> [Required task]: Retype all of the listing exactly, passing over any picture you find.
+++ Supplied data +++
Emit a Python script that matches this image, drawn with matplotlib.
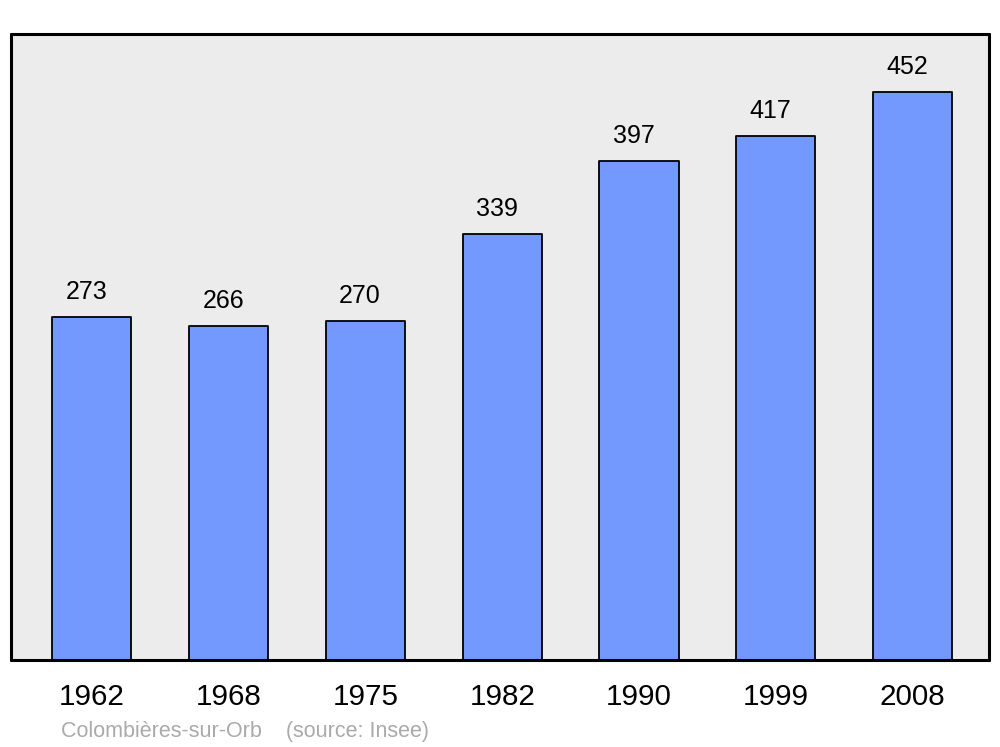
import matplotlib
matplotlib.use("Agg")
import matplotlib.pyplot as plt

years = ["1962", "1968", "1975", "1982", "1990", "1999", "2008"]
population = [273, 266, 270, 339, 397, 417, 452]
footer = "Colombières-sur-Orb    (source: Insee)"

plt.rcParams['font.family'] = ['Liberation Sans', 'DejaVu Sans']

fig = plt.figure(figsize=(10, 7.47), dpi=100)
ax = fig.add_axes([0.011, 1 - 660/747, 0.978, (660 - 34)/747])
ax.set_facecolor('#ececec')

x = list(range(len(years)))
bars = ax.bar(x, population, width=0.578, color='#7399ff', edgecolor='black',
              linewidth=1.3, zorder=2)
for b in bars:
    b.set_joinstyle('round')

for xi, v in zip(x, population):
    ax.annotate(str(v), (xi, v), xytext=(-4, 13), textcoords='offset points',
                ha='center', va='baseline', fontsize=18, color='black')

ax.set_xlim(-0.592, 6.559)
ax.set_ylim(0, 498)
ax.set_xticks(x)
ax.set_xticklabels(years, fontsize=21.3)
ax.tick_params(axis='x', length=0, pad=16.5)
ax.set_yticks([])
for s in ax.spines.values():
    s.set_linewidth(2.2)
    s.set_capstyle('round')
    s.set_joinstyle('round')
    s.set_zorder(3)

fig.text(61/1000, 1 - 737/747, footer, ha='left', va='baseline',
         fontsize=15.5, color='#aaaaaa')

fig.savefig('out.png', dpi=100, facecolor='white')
+++
> [Written response]:
Emit a Python script that matches this image, drawn with matplotlib.
import matplotlib
matplotlib.use("Agg")
import matplotlib.pyplot as plt

years = ["1962", "1968", "1975", "1982", "1990", "1999", "2008"]
population = [273, 266, 270, 339, 397, 417, 452]
footer = "Colombières-sur-Orb    (source: Insee)"

plt.rcParams['font.family'] = ['Liberation Sans', 'DejaVu Sans']

fig = plt.figure(figsize=(10, 7.47), dpi=100)
ax = fig.add_axes([0.011, 1 - 660/747, 0.978, (660 - 34)/747])
ax.set_facecolor('#ececec')

x = list(range(len(years)))
bars = ax.bar(x, population, width=0.578, color='#7399ff', edgecolor='black',
              linewidth=1.3, zorder=2)
for b in bars:
    b.set_joinstyle('round')

for xi, v in zip(x, population):
    ax.annotate(str(v), (xi, v), xytext=(-4, 13), textcoords='offset points',
                ha='center', va='baseline', fontsize=18, color='black')

ax.set_xlim(-0.592, 6.559)
ax.set_ylim(0, 498)
ax.set_xticks(x)
ax.set_xticklabels(years, fontsize=21.3)
ax.tick_params(axis='x', length=0, pad=16.5)
ax.set_yticks([])
for s in ax.spines.values():
    s.set_linewidth(2.2)
    s.set_capstyle('round')
    s.set_joinstyle('round')
    s.set_zorder(3)

fig.text(61/1000, 1 - 737/747, footer, ha='left', va='baseline',
         fontsize=15.5, color='#aaaaaa')

fig.savefig('out.png', dpi=100, facecolor='white')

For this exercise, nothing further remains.